[1Z7] (Replaces 06G) (Replaces 06H) Consider \(R\) a transitive and reflexive relation in \(A× A\); such a relation is called a preorder [ 42 ] ; we define \(x ∼ y\iff (xRy ∧ yRx)\) then \(∼\) is an equivalence relation, \(R\) is invariant for \(∼\), and \(\widetilde R\) (defined as in [1Z6]) is an order relation.
\(∼\) is clearly reflexive and symmetrical; is transitive because if \(x∼ y,y∼ z\) then \(xRy∧ yRx∧ yRz∧ zRy\) but being \(R\) transitive you get \(xRz∧ zRx\) i.e. \(x∼ z\)
Let \(x,y,\tilde x,\tilde y∈ X\) be such that \(x∼ \tilde x,y∼ \tilde y\) then we have \(xR\tilde x ∧ \tilde xRx∧ yR\tilde y∧ \tilde yRy\) if we add \(xRy\), by transitivity we get \(\tilde xR\tilde y\); and symmetrically.

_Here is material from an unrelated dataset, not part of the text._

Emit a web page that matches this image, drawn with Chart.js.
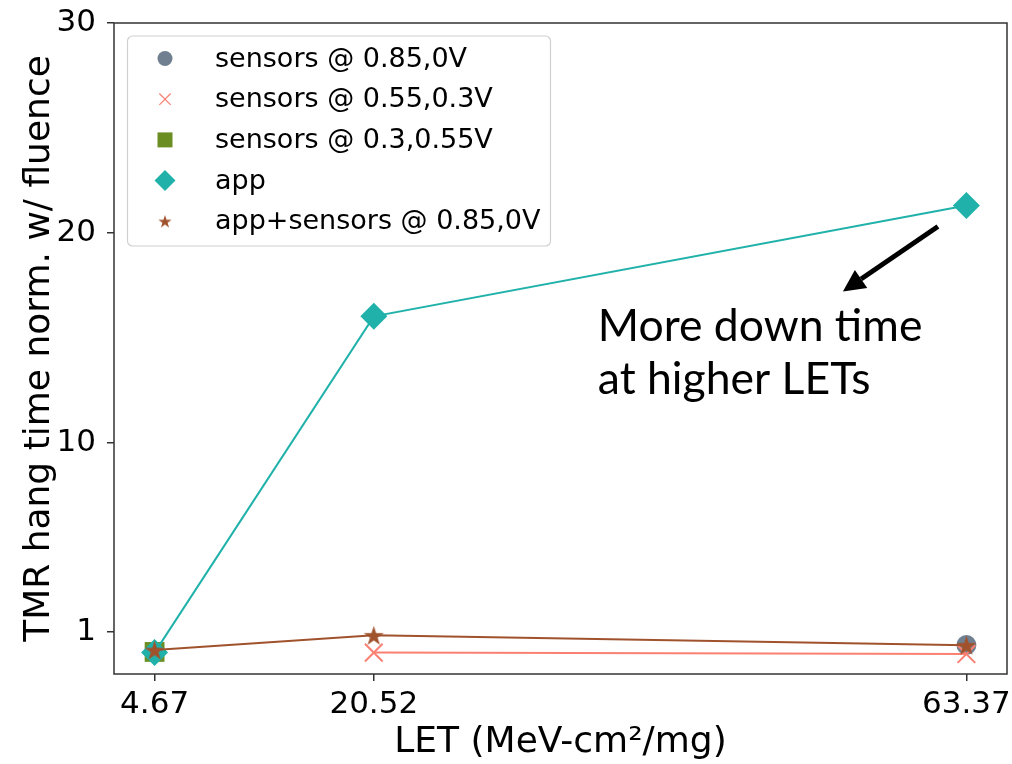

Finally, we see that \({\widetilde R}\) is an order relation on \(Y\). Using the (well posed) definition ”\([x]{\widetilde R}[y] \iff xRy\)” we deduce that \({\widetilde R}\) is reflexive and transitive (as indeed stated in the previous proposition). \({\widetilde R}\) is also antisymmetric because if for \(z,w∈ A/∼\) you have \(z{\widetilde R}w∧ w{\widetilde R}z\) then taken \(x∈ z,y∈ w\) we have \(xRy ∧ yRx\) which means \(x∼ y\) and therefore \(z=w\).